Против Патрокла выступает Аполлон, и Гектор поражает его ударом копья в живот. «Тут, о Патрокл, явился последний предел твоей жизни»[17] («Илиада», XVI, 787). Выражение «последний предел» могло бы стать подзаголовком вообще всей «Илиады».
Гектор будет наставлять эту охваченную безумием душу до тех пор, пока Патрокл не издаст последний вздох:
Бедный! тебя Ахиллес, несмотря что могуч, не избавил.
Верно, тебе он, идущему в битву, приказывал крепко.
(«Илиада», XVI, 837–838)
Но мы еще не насытились хюбрисом[18]. Над равниной поднимается слепая сила. Люди сменяют друг друга, сражаются войска, гибнут герои, и над всем этим царит чрезмерность, переходя от одного к другому. Она — как вирус. Как психически заразная болезнь. И на этот раз ею заразился Гектор. Сняв с Патрокла доспехи Ахиллеса, он надевает их на себя, не воздав должное погибшему.
И тогда Зевс говорит:
Ах, злополучный, душа у тебя и не чувствует смерти,
Близкой к тебе! Облекаешься ты бессмертным доспехом
Сильного мужа, которого все браноносцы трепещут!

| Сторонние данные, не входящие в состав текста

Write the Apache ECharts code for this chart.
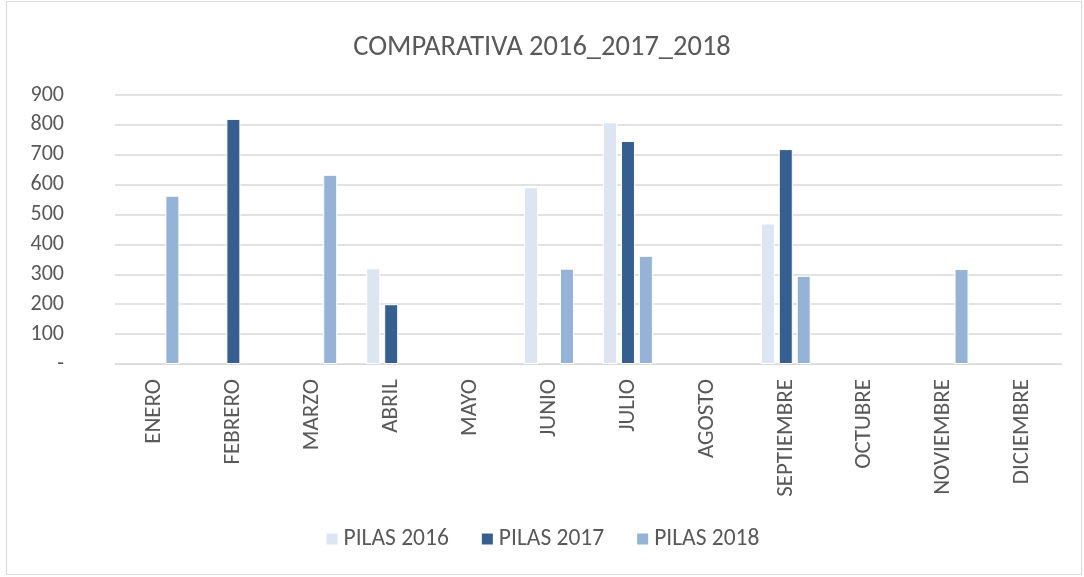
<!DOCTYPE html>
<html>
<head>
<meta charset="utf-8">
<script src="https://cdn.jsdelivr.net/npm/echarts@6/dist/echarts.min.js"></script>
<style>
  html, body { margin: 0; padding: 0; background: #fff; }
  #frame { position: absolute; left: 6px; top: 1px; width: 1076px; height: 574px; border: 1px solid #d9d9d9; box-sizing: border-box; }
  #chart { position: absolute; left: 0; top: 0; width: 1084px; height: 577px; }
</style>
</head>
<body>
<div id="frame"></div>
<div id="chart"></div>
<script>
const months = ['ENERO', 'FEBRERO', 'MARZO', 'ABRIL', 'MAYO', 'JUNIO', 'JULIO', 'AGOSTO', 'SEPTIEMBRE', 'OCTUBRE', 'NOVIEMBRE', 'DICIEMBRE'];
const seriesNames = ['PILAS 2016', 'PILAS 2017', 'PILAS 2018'];
const pilas2016 = [null, null, null, 320, null, 591, 809, null, 470, null, null, null];
const pilas2017 = [null, 820, null, 200, null, null, 746, null, 719, null, null, null];
const pilas2018 = [563, null, 633, null, null, 319, 362, null, 295, null, 318, null];
const seriesColors = ['#DCE5F1', '#365F91', '#95B3D7'];

const FONT = 'Carlito, Calibri, "Open Sans", sans-serif';
const TEXT_COLOR = '#595959';

const chart = echarts.init(document.getElementById('chart'), null, { renderer: 'canvas' });

const makeBar = (name, data, color) => ({
  name: name,
  type: 'bar',
  data: data,
  barWidth: 14,
  barGap: '28%',
  itemStyle: { color: color, borderColor: '#ffffff', borderWidth: 1 }
});

chart.setOption({
  backgroundColor: 'transparent',
  animation: false,
  textStyle: { fontFamily: FONT, color: TEXT_COLOR },
  title: {
    text: 'COMPARATIVA 2016_2017_2018',
    left: 'center',
    top: 28,
    textStyle: { fontFamily: FONT, fontSize: 28.5, fontWeight: 'normal', color: TEXT_COLOR }
  },
  legend: {
    bottom: 21,
    left: 'center',
    itemWidth: 13,
    itemHeight: 13,
    itemGap: 31,
    icon: 'rect',
    textStyle: { fontFamily: FONT, fontSize: 23.5, color: TEXT_COLOR },
    data: seriesNames
  },
  grid: { left: 115, right: 22, top: 95, bottom: 213 },
  xAxis: {
    type: 'category',
    data: months,
    axisLine: { lineStyle: { color: '#d9d9d9', width: 1 } },
    axisTick: { show: false },
    axisLabel: {
      rotate: 90,
      margin: 15,
      interval: 0,
      fontFamily: FONT,
      fontSize: 23,
      color: TEXT_COLOR
    }
  },
  yAxis: {
    type: 'value',
    min: 0,
    max: 900,
    interval: 100,
    axisLine: { show: false },
    axisTick: { show: false },
    splitLine: { lineStyle: { color: '#d9d9d9', width: 1.5 } },
    axisLabel: {
      margin: 51,
      align: 'right',
      fontFamily: FONT,
      fontSize: 22,
      color: TEXT_COLOR,
      formatter: v => (v === 0 ? '-' : String(v))
    }
  },
  series: [
    makeBar(seriesNames[0], pilas2016, seriesColors[0]),
    makeBar(seriesNames[1], pilas2017, seriesColors[1]),
    makeBar(seriesNames[2], pilas2018, seriesColors[2])
  ]
});
</script>
</body>
</html>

Ты умертвил у него кроткодушного, храброго друга
И доспехи героя с главы и с рамен недостойно
Сорвал [вопреки порядку вещей[19] ]!
(«Илиада», XVI, 837–838)
Важно правильно понять это обвинение: «вопреки порядку вещей». Каждый предостерегает другого от чрезмерности, чтобы не оказаться в ней виноватым. Человек патетически трогателен. Ясное понимание ситуации всегда принадлежит другому, потому что сам человек не может обладать ею по отношению к самому себе. Это мифологическая формулировка расхожей истины: «Поступайте, как я говорю поступать, но не так, как я поступаю сам».